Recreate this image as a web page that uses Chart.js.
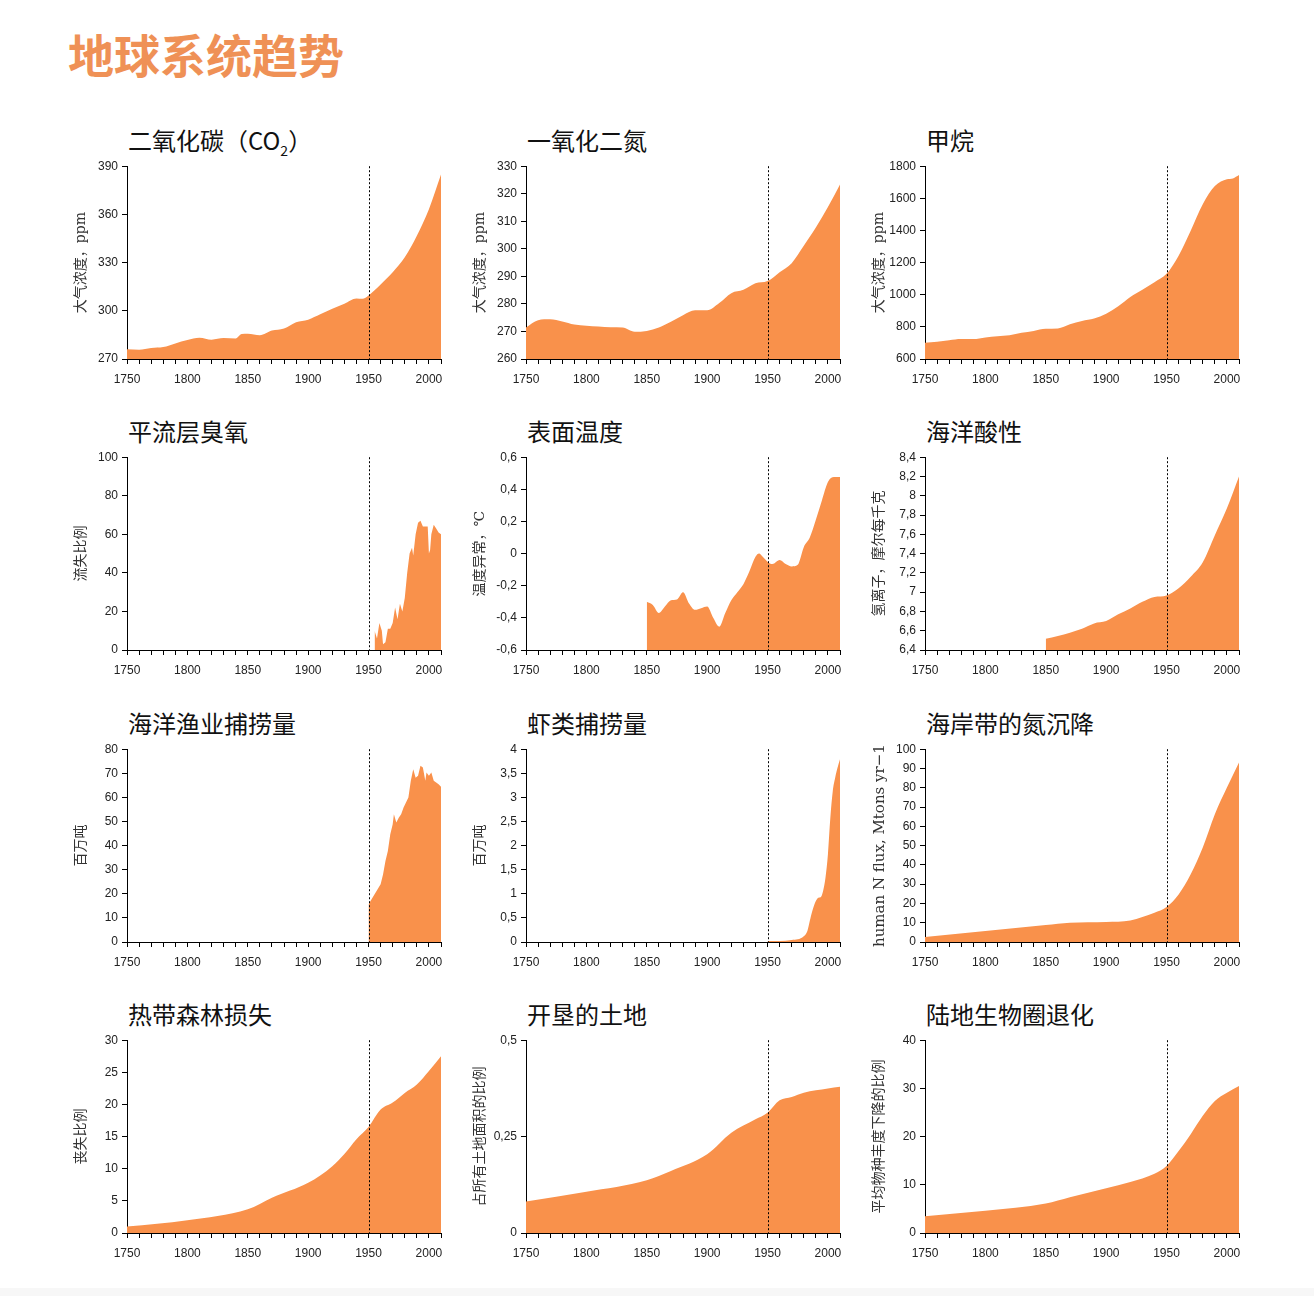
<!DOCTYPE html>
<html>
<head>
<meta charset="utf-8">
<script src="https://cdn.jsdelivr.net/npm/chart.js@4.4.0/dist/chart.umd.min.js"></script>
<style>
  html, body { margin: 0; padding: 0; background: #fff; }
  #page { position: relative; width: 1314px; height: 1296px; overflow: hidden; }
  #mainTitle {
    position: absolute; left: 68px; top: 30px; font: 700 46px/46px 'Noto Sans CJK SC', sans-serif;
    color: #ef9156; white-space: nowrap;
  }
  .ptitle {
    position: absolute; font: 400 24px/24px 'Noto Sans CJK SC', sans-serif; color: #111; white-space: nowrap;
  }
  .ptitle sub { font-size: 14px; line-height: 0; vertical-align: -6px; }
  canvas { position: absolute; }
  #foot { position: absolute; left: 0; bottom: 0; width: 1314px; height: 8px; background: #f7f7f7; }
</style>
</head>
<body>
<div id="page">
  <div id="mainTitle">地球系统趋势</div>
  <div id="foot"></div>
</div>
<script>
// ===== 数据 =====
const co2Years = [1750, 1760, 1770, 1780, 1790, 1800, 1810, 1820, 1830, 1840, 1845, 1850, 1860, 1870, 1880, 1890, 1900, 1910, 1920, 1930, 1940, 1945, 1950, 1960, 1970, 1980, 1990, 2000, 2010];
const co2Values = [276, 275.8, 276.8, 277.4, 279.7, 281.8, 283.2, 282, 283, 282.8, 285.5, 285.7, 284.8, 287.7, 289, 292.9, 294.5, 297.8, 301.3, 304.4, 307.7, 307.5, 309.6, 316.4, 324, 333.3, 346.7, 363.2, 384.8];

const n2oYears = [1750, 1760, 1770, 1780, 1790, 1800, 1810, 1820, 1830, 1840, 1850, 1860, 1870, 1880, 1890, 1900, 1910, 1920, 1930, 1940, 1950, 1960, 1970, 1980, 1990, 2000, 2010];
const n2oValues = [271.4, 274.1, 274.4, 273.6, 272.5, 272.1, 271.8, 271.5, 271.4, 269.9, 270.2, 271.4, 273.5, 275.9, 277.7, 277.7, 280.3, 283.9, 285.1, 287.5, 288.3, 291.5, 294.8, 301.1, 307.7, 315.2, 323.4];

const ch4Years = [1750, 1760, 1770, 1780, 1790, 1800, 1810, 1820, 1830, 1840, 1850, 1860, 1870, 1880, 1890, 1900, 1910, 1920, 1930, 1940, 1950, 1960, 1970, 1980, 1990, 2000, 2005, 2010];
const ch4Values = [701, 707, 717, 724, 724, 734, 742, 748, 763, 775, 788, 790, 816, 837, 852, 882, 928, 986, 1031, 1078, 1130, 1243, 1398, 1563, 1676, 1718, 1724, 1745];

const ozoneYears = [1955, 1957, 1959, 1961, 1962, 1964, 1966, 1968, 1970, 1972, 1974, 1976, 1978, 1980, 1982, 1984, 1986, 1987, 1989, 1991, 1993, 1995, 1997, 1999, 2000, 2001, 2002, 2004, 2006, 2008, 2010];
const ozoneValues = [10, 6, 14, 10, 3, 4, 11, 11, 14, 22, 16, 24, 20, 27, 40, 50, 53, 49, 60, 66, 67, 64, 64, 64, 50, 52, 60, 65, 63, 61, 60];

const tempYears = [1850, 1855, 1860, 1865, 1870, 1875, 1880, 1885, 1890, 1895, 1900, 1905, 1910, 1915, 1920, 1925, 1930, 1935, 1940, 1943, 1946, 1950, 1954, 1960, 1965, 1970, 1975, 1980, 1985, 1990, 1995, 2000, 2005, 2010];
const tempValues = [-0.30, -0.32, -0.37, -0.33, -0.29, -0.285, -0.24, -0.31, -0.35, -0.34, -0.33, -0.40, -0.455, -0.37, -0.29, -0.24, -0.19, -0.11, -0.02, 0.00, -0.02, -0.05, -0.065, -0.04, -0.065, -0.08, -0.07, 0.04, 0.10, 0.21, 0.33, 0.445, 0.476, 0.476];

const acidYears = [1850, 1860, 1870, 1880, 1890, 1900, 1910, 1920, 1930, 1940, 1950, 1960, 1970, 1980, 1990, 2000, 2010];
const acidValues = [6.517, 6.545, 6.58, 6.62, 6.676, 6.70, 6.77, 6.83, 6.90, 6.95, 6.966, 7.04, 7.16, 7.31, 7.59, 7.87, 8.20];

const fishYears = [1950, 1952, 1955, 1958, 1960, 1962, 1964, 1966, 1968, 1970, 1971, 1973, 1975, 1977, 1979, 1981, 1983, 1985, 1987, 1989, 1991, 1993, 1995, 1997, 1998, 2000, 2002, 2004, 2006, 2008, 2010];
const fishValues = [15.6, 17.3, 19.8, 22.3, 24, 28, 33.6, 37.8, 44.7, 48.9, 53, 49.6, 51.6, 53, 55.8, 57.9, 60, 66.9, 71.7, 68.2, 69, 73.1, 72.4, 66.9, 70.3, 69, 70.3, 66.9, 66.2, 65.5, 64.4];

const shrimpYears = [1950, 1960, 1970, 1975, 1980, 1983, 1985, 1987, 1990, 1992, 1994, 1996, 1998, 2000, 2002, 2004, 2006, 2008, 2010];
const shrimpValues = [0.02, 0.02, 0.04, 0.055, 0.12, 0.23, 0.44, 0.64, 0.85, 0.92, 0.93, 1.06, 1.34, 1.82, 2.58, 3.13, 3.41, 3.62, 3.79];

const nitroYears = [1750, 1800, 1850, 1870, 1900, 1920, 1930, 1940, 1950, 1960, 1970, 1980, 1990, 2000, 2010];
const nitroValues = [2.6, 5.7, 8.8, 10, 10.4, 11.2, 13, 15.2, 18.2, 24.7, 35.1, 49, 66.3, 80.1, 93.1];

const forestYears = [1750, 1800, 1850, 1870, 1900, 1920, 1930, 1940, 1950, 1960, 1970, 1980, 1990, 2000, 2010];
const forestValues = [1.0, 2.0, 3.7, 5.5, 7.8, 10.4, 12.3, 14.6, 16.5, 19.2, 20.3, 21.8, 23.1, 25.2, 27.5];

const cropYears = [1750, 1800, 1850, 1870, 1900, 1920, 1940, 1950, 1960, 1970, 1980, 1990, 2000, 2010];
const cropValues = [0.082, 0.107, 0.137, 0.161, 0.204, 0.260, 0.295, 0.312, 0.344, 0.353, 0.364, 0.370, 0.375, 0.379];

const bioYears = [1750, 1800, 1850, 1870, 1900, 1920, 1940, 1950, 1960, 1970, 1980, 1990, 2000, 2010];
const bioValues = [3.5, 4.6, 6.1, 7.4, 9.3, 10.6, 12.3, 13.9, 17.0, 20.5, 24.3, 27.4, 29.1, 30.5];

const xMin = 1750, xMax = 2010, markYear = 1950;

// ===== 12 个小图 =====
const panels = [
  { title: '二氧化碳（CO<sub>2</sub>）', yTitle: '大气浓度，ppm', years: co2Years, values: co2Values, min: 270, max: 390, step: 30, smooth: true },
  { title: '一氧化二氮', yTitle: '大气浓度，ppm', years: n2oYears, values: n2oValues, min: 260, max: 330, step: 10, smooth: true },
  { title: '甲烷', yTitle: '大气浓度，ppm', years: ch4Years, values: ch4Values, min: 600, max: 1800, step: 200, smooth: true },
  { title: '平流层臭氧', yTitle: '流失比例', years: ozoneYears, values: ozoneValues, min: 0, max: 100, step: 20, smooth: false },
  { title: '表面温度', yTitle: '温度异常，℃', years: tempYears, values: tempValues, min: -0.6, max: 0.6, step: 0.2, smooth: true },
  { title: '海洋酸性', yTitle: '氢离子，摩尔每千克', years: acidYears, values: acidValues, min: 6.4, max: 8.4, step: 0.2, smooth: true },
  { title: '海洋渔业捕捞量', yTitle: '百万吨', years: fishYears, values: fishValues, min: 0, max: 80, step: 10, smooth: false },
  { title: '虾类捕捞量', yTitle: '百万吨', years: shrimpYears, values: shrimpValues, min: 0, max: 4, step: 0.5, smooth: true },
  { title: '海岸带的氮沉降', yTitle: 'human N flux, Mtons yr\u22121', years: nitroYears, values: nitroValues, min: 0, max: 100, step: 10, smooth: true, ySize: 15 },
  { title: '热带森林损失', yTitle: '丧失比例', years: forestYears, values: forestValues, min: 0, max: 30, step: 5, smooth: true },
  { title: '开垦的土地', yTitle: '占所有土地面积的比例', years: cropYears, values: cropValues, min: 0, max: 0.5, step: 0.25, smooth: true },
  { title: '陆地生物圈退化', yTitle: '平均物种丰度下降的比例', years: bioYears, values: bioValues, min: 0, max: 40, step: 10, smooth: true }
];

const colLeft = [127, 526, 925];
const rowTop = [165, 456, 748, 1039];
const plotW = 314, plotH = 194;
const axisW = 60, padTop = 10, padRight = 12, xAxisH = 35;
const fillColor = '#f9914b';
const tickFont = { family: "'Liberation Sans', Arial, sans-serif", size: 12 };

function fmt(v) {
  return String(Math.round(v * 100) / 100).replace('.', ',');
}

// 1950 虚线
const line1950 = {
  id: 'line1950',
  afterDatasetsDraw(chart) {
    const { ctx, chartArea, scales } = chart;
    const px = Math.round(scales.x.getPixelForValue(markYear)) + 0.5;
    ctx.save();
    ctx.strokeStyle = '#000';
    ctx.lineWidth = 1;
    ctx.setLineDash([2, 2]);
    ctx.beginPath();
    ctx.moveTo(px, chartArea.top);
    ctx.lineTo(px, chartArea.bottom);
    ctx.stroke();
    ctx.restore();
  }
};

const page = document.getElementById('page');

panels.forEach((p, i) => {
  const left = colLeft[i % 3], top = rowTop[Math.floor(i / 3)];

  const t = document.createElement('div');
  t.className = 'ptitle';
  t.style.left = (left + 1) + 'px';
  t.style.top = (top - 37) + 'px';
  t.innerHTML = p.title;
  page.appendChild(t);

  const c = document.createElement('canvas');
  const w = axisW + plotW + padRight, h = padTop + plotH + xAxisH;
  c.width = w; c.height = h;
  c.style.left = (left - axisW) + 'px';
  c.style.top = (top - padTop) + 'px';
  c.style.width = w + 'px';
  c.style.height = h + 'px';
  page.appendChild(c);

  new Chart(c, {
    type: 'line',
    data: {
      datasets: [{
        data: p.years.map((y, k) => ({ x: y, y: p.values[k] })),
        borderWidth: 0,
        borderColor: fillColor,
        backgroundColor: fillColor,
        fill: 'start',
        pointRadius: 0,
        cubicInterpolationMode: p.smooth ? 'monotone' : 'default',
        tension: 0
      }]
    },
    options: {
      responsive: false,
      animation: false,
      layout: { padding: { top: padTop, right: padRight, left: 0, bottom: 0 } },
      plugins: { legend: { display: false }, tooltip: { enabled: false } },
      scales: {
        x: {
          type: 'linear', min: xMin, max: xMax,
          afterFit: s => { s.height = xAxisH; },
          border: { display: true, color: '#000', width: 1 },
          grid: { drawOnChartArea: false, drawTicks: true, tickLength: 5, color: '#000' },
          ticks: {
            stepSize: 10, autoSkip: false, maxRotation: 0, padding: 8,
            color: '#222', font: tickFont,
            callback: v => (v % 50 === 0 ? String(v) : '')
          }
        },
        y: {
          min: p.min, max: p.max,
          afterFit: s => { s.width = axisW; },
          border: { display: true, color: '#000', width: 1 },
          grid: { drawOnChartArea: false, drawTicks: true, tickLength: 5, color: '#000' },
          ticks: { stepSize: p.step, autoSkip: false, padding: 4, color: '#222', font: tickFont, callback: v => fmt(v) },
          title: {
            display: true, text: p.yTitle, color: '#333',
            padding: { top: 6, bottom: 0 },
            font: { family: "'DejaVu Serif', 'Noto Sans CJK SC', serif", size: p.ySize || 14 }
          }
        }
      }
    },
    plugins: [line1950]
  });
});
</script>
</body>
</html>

> [WRITTEN EXERCISE] Exactly reproduce the run of lines from the start of the listing through the line with "346.7, 363.2, 384.8];", inclusive; pictures are not copied.

> [WORKED ANSWER]
Recreate this image as a web page that uses Chart.js.
<!DOCTYPE html>
<html>
<head>
<meta charset="utf-8">
<script src="https://cdn.jsdelivr.net/npm/chart.js@4.4.0/dist/chart.umd.min.js"></script>
<style>
  html, body { margin: 0; padding: 0; background: #fff; }
  #page { position: relative; width: 1314px; height: 1296px; overflow: hidden; }
  #mainTitle {
    position: absolute; left: 68px; top: 30px; font: 700 46px/46px 'Noto Sans CJK SC', sans-serif;
    color: #ef9156; white-space: nowrap;
  }
  .ptitle {
    position: absolute; font: 400 24px/24px 'Noto Sans CJK SC', sans-serif; color: #111; white-space: nowrap;
  }
  .ptitle sub { font-size: 14px; line-height: 0; vertical-align: -6px; }
  canvas { position: absolute; }
  #foot { position: absolute; left: 0; bottom: 0; width: 1314px; height: 8px; background: #f7f7f7; }
</style>
</head>
<body>
<div id="page">
  <div id="mainTitle">地球系统趋势</div>
  <div id="foot"></div>
</div>
<script>
// ===== 数据 =====
const co2Years = [1750, 1760, 1770, 1780, 1790, 1800, 1810, 1820, 1830, 1840, 1845, 1850, 1860, 1870, 1880, 1890, 1900, 1910, 1920, 1930, 1940, 1945, 1950, 1960, 1970, 1980, 1990, 2000, 2010];
const co2Values = [276, 275.8, 276.8, 277.4, 279.7, 281.8, 283.2, 282, 283, 282.8, 285.5, 285.7, 284.8, 287.7, 289, 292.9, 294.5, 297.8, 301.3, 304.4, 307.7, 307.5, 309.6, 316.4, 324, 333.3, 346.7, 363.2, 384.8];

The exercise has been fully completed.